Australia’s National Basketball League hopes to entice local players who are competing overseas to return home with changes to the rules announced today.
NBL general manager Jeremy Loeliger said the reforms aimed to establish the league as one of the best in the world.
“To that end we are looking to encourage those Australian and New Zealand players currently competing overseas to consider returning to the NBL,” he said.
Financial equality among the teams is the main new concession, with the former salary ‘hard cap’ of $1 million to be replaced by a ‘soft cap’ of $1.1 million.
Teams may pay players above this new cap as long as they contribute a subsidy to other clubs, who may otherwise find it difficult to compete with the high offers.
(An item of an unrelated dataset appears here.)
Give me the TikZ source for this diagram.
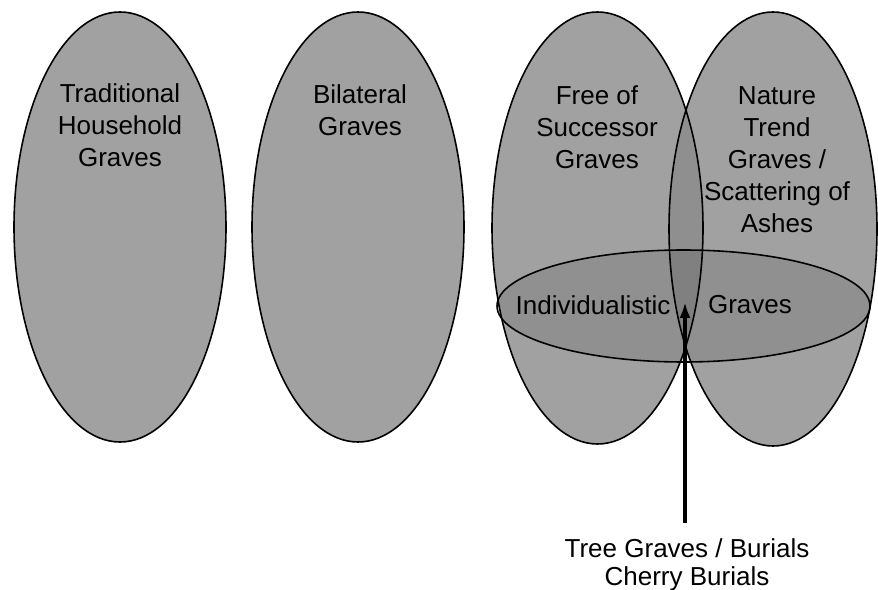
\documentclass[tikz,border=0pt]{standalone}
\usepackage{fontspec}
\setmainfont{Liberation Sans}
\usepackage{xcolor}
\usetikzlibrary{arrows.meta,positioning}

\begin{document}
\begin{tikzpicture}[x=0.02cm,y=-0.02cm,
  oval/.style={line width=0.9pt},
  lab/.style={align=center,inner sep=0pt,font=\fontsize{14.8}{18.2}\selectfont}]
\useasboundingbox (0,0) rectangle (878,590);
% grey ovals
\foreach \cx/\cy/\rx/\ry in {120/227/106/215,358/227/106/215,597.5/228/105.5/216,773/229/104/217}{
  \fill[black!37] (\cx,\cy) ellipse [x radius=\rx, y radius=\ry];
}
\begin{scope}
  \clip (597.5,228) ellipse [x radius=105.5, y radius=216];
  \fill[black!44] (773,229) ellipse [x radius=104, y radius=217];
\end{scope}
\fill[black,fill opacity=0.1] (683.5,306) ellipse [x radius=186.5, y radius=56];
\foreach \cx/\cy/\rx/\ry in {120/227/106/215,358/227/106/215,597.5/228/105.5/216,773/229/104/217,683.5/306/186.5/56}{
  \draw[oval] (\cx,\cy) ellipse [x radius=\rx, y radius=\ry];
}
% labels
\node[lab,anchor=north] (trad) at (120,83) {Traditional\\Household\\Graves};
\node[lab,anchor=north] (bilat) at (360,84) {Bilateral\\Graves};
\node[lab,anchor=north] (free) at (597,85) {Free of\\Successor\\Graves};
\node[lab,anchor=north] (nature) at (777,86) {Nature\\Trend\\Graves /\\Scattering of\\Ashes};
\node[lab] (indiv) at (593,305) {Individualistic};
\node[lab] (indivg) at (750,305) {Graves};
\node[lab,anchor=north,font=\fontsize{14.8}{16}\selectfont] (tree) at (687,538) {Tree Graves / Burials\\Cherry Burials};
\coordinate (tip) at (685,302);
\draw[-{Latex[length=3.2mm,width=2.2mm]},line width=1.9pt] (tree.north -| tip) ++(0,-15) -- (tip);
\end{tikzpicture}
\end{document}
“In order to ensure that wealthier teams are not able to ‘stockpile’ talent on their benches when those players could or should be in the starting line-up of less wealthy teams, a talent-distribution threshold has been introduced which requires that any five of a teams’ players must, collectively, be paid no more than $400 000,” said Loeliger.
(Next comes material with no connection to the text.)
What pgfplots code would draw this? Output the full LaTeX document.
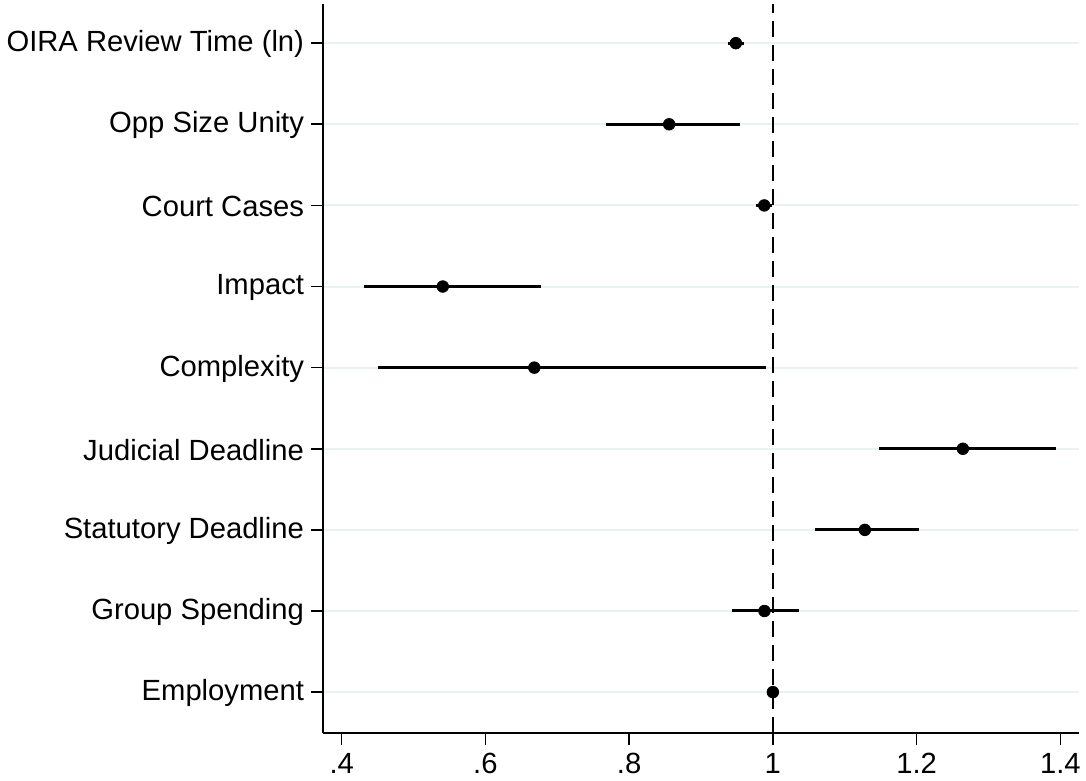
\documentclass[border=0pt]{standalone}
\usepackage{fontspec}
\setmainfont{Liberation Sans}
\usepackage{pgfplots}
\pgfplotsset{compat=1.18}
\definecolor{gridc}{HTML}{EAF2F3}
\begin{document}
\fontsize{14.6bp}{17bp}\selectfont
\begin{tikzpicture}
\begin{axis}[
  at={(0,0)}, anchor=south west,
  scale only axis, width=378bp, height=364.5bp,
  xmin=0.374, xmax=1.426, ymin=0.496, ymax=9.483,
  axis x line*=bottom, axis y line*=left,
  axis line style={line width=0.7bp, -},
  tick align=outside, major tick length=6bp,
  tick style={line width=0.8bp, black},
  xtick={0.4,0.6,0.8,1,1.2,1.4},
  xticklabels={.4,.6,.8,1,1.2,1.4},
  ytick={1,2,3,4,5,6,7,8,9},
  yticklabels={Employment,Group Spending,Statutory Deadline,Judicial Deadline,Complexity,Impact,Court Cases,Opp Size Unity,OIRA Review Time (ln)},
  xticklabel style={inner sep=0pt, anchor=north, yshift=-3.8bp, font=\fontsize{14.6bp}{17bp}\selectfont},
  yticklabel style={inner sep=0pt, anchor=east, xshift=-3.3bp, yshift=-0.5bp, font=\fontsize{14.6bp}{17bp}\selectfont},
  ymajorgrids, major grid style={color=gridc, line width=1bp},
  clip=false,
]
\addplot[black, line width=1bp, dash pattern=on 8bp off 4bp] coordinates {(1,0.496) (1,9.483)};
\addplot[only marks, mark=*, mark size=2.9bp, black,
  error bars/.cd, x dir=both, x explicit,
  error bar style={line width=1.5bp, black}, error mark=none]
coordinates {
(0.9485,9) -= (0.0105,0) += (0.0115,0)
(0.8557,8) -= (0.0881,0) += (0.0992,0)
(0.988,7) -= (0.0112,0) += (0.0105,0)
(0.5407,6) -= (0.1091,0) += (0.1368,0)
(0.668,5) -= (0.217,0) += (0.323,0)
(1.2644,4) -= (0.1174,0) += (0.1299,0)
(1.128,3) -= (0.0695,0) += (0.0747,0)
(0.9883,2) -= (0.0453,0) += (0.0479,0)
(1.0,1) -= (0.001,0) += (0.001,0)
};
\end{axis}
\pgfresetboundingbox
\path[use as bounding box] (-161.5bp,-24bp) rectangle (381.5bp,366.5bp);
\end{tikzpicture}
\end{document}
“These measures have been introduced to replace the existing player points system.”
The marquee player system has also been revised and will now only apply to Australian and New Zealand players. Only the first $150 000 of a nominated marquee player’s salary will be counted toward that team’s salary cap.
Australian Basketballers’ Association chief officer Jacob Holmes said the adjustments were a big step forward in re-engaging with Australian talent playing offshore while maintaining opportunities for local players to excel and grow.
Perth Wildcats season member Alex Taylor welcomed the move, saying it was important for the NBL to invest more in home-grown talent as international players tended to use the competition as a stepping-stone to bigger leagues.
“You have international players constantly interchanging, coming in for periods of two seasons, and then once they’ve proved themselves they are picked up by an NBA team,” he said.